Begin Supplied information

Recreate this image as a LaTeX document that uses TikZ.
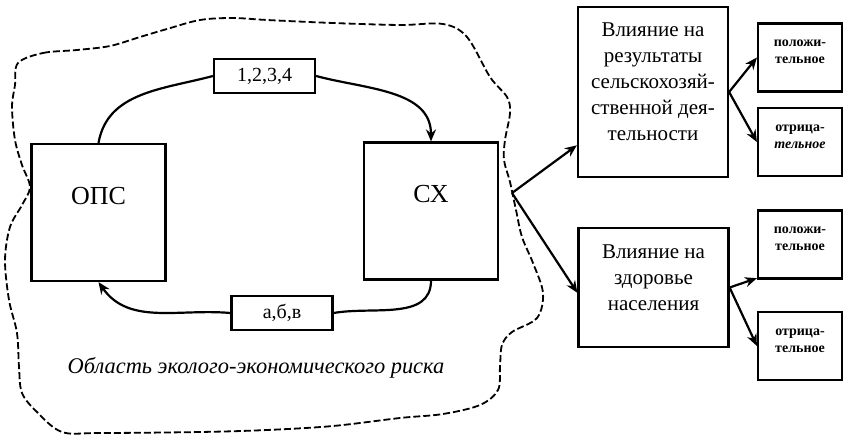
\documentclass[tikz,border=0pt]{standalone}
\usepackage{fontspec}
\setmainfont{Liberation Serif}
\usetikzlibrary{arrows.meta}

\begin{document}
\begin{tikzpicture}[x=0.5pt,y=0.5pt,line width=1.1pt,
	mainbox/.style={draw,inner sep=0pt,minimum width=67pt,text height=30pt,text depth=38.5pt,font=\fontsize{13}{15}\selectfont},
	tagbox/.style={draw,inner sep=0pt,minimum width=50.5pt,minimum height=17pt,font=\fontsize{10}{12}\selectfont},
	infobox/.style={draw,inner sep=0pt,minimum width=75pt,align=center,font=\fontsize{10.5}{13}\selectfont},
	smallbox/.style={draw,inner sep=0pt,minimum width=42pt,minimum height=34pt,align=center,font=\fontsize{7}{8.5}\selectfont\bfseries},
	arr/.style={-{Stealth[length=6pt,width=5pt]}}]
	\useasboundingbox (0,0) rectangle (846,435);
	\draw[line width=0.9pt,dash pattern=on 3.5pt off 1.5pt] plot[smooth cycle,tension=0.55] coordinates {
		(18,372) (43,382) (77,385) (110,389) (140,398) (167,406) (200,415) (233,417) (267,415)
		(333,412) (400,410) (443,411) (467,398) (490,358) (507,338) (510,322) (505,295) (504,275)
		(510,253) (516,225) (522,198) (533,172) (543,142) (537,117) (512,103) (502,90) (500,68)
		(498,45) (480,30) (443,21) (400,17) (333,9) (267,5) (200,3) (100,2) (62,3) (37,23) (22,42)
		(19,68) (17,102) (9,135) (5,175) (10,208) (22,230) (30,248) (22,270) (15,295) (12,328) (15,350)};
	\node[mainbox] (ops) at (98.5,222.5) {ОПС};
	\node[mainbox] (sx) at (431,224) {СХ};
	\node[tagbox] (fact) at (264.5,359) {1,2,3,4};
	\node[tagbox] (back) at (282,122) {а,б,в};
	\node[font=\fontsize{11.2}{13}\selectfont\itshape] (area) at (256,67) {Область эколого-экономического риска};
	\node[infobox,minimum height=85pt] (agro) at (653,343) {Влияние на\\результаты\\сельскохозяй-\\ственной дея-\\тельности\\[-3pt]\mbox{}};
	\node[infobox,minimum height=59.5pt] (health) at (653.5,147.5) {Влияние на\\здоровье\\населения\\[-3pt]\mbox{}};
	\node[smallbox] (agropos) at (800,377.5) {положи-\\тельное\\[-3pt]\mbox{}};
	\node[smallbox] (agroneg) at (800,293) {отрица-\\\textit{тельное}\\[-3pt]\mbox{}};
	\node[smallbox] (healthpos) at (800,190.5) {положи-\\тельное\\[-3pt]\mbox{}};
	\node[smallbox] (healthneg) at (800,89) {отрица-\\тельное\\[-3pt]\mbox{}};
	\coordinate (fork) at (512,242);
	\draw (ops.north) to[out=80,in=195] (fact.west);
	\draw[arr] (fact.east) to[out=-15,in=90] (sx.north);
	\draw (sx.south) to[out=-90,in=10] (back.east);
	\draw[arr] (back.west) to[out=175,in=-55] (ops.south);
	\draw[arr] (fork) -- (agro.215);
	\draw[arr] (fork) -- (health.184);
	\draw[arr] (agro.east) -- (agropos.west);
	\draw[arr] (agro.east) -- (agroneg.west);
	\draw[arr] (health.east) -- (healthpos.218);
	\draw[arr] (health.east) -- (healthneg.west);
\end{tikzpicture}
\end{document}
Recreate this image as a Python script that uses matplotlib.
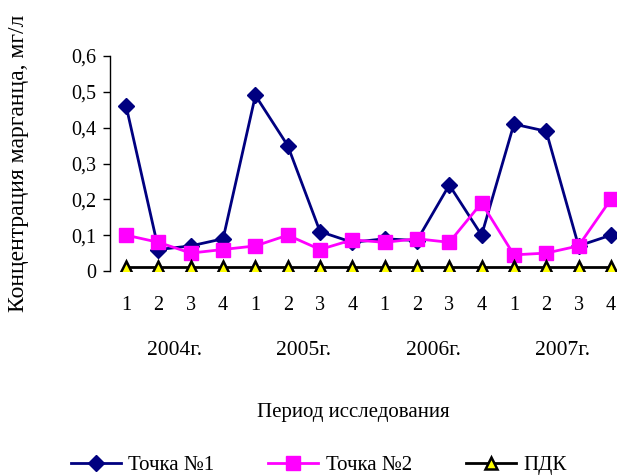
import matplotlib
matplotlib.use("Agg")
import matplotlib.pyplot as plt
import numpy as np

plt.rcParams['font.family'] = ['Liberation Serif', 'DejaVu Serif']

quarters = ['1', '2', '3', '4'] * 4
years = ['2004г.', '2005г.', '2006г.', '2007г.']
point1 = [0.46, 0.06, 0.07, 0.09, 0.49, 0.35, 0.11, 0.08, 0.09, 0.085, 0.24, 0.10, 0.41, 0.39, 0.07, 0.10]
point2 = [0.10, 0.08, 0.05, 0.06, 0.07, 0.10, 0.06, 0.087, 0.08, 0.09, 0.08, 0.19, 0.045, 0.05, 0.07, 0.20]
pdk = [0.01] * 16
yticks = [0, 0.1, 0.2, 0.3, 0.4, 0.5, 0.6]
ytick_labels = ['0', '0,1', '0,2', '0,3', '0,4', '0,5', '0,6']

W, H = 617, 475
fig = plt.figure(figsize=(W / 100, H / 100), dpi=100)
ax_left, ax_right = 110, 627
ax_top, ax_bottom = 56, 271
ax = fig.add_axes([ax_left / W, 1 - ax_bottom / H, (ax_right - ax_left) / W, (ax_bottom - ax_top) / H])

x = np.arange(len(quarters))
ax.plot(x, point1, color='#000080', lw=2.0, marker='D', ms=8.5, mfc='#000080', mec='#000080', label='Точка №1', zorder=3)
ax.plot(x, point2, color='#FF00FF', lw=2.0, marker='s', ms=9.5, mfc='#FF00FF', mec='#FF00FF', label='Точка №2', zorder=3)
ax.plot(x, pdk, color='black', lw=2.0, marker='^', ms=9, mfc='#FFFF00', mec='black', mew=1.8, label='ПДК', zorder=4)

ax.set_xlim(-0.5, len(quarters) - 0.5)
ax.set_ylim(0, 0.6)
ax.set_yticks(yticks)
ax.set_yticklabels(ytick_labels, fontsize=14.5)
ax.set_xticks(x)
ax.set_xticklabels(quarters, fontsize=14.5)
ax.tick_params(axis='x', length=0, pad=18)
ax.tick_params(axis='y', length=5, width=1, direction='out', pad=5)
for s in ['top', 'right', 'bottom']:
    ax.spines[s].set_visible(False)
ax.spines['left'].set_linewidth(1)

for i, yr in enumerate(years):
    ax.text(i * 4 + 1.5, -0.222, yr, ha='center', va='center', fontsize=15.5,
            transform=ax.transData, clip_on=False)

fig.text(353 / W, 1 - 413 / H, 'Период исследования', ha='center', va='center', fontsize=15)
fig.text(19 / W, 1 - 163 / H, 'Концентрация марганца, мг/л', rotation=90, ha='center', va='center', fontsize=17)

leg = fig.legend(loc='center left', bbox_to_anchor=(52 / W, 1 - 465 / H), ncol=3, frameon=False,
                 fontsize=15, handlelength=2.4, columnspacing=2.6, handletextpad=0.35)

fig.savefig('out.png', dpi=100)
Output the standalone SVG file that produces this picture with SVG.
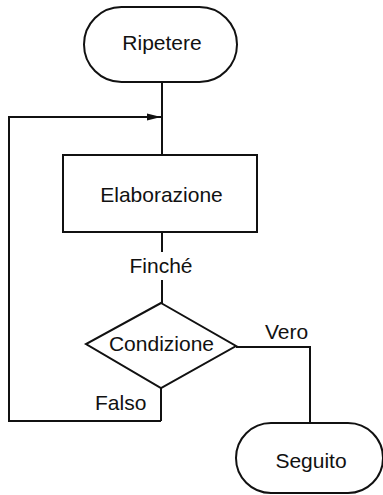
<svg xmlns="http://www.w3.org/2000/svg" width="383" height="495" viewBox="0 0 383 495">
  <style>
    .shape { fill: #fff; stroke: #111; stroke-width: 2; }
    .wire { fill: none; stroke: #111; stroke-width: 2; }
    text { font-family: "Liberation Sans", Arial, sans-serif; font-size: 21px; fill: #111; }
    .c { text-anchor: middle; }
  </style>
  <defs>
    <marker id="arrow" markerWidth="14" markerHeight="8" refX="14" refY="4" orient="auto" markerUnits="userSpaceOnUse">
      <path d="M0,0.5 L14,4 L0,7.5 Z" fill="#111"/>
    </marker>
  </defs>

  <!-- connectors -->
  <g id="connectors">
    <line class="wire" x1="162" y1="82" x2="162" y2="155"/>
    <polyline class="wire" points="161,421 9,421 9,117 161,117" marker-end="url(#arrow)"/>
    <line class="wire" x1="162" y1="232" x2="162" y2="252"/>
    <line class="wire" x1="162" y1="280" x2="162" y2="303"/>
    <line class="wire" x1="161" y1="388" x2="161" y2="421"/>
    <polyline class="wire" points="236,347 310,347 310,423"/>
    <text x="161" y="273" class="c">Finché</text>
    <text x="265" y="339">Vero</text>
    <text x="95" y="410">Falso</text>
  </g>

  <g id="start">
    <rect class="shape" x="84" y="7" width="153" height="75" rx="37.5" ry="37.5"/>
    <text x="162" y="50" class="c">Ripetere</text>
  </g>

  <g id="process">
    <rect class="shape" x="63" y="155" width="194" height="77"/>
    <text x="161.5" y="202" class="c">Elaborazione</text>
  </g>

  <g id="decision">
    <polygon class="shape" points="161,303 236,346 161,388 86,344"/>
    <text x="161.5" y="351" class="c">Condizione</text>
  </g>

  <g id="end">
    <rect class="shape" x="236" y="423" width="147" height="70" rx="35" ry="35"/>
    <text x="311" y="468" class="c">Seguito</text>
  </g>
</svg>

End Supplied information

_What you are asked to do_
Select all lines with the word "this" from the entries above.

_Solved exercise_
Recreate this image as a LaTeX document that uses TikZ.
Recreate this image as a Python script that uses matplotlib.
Output the standalone SVG file that produces this picture with SVG.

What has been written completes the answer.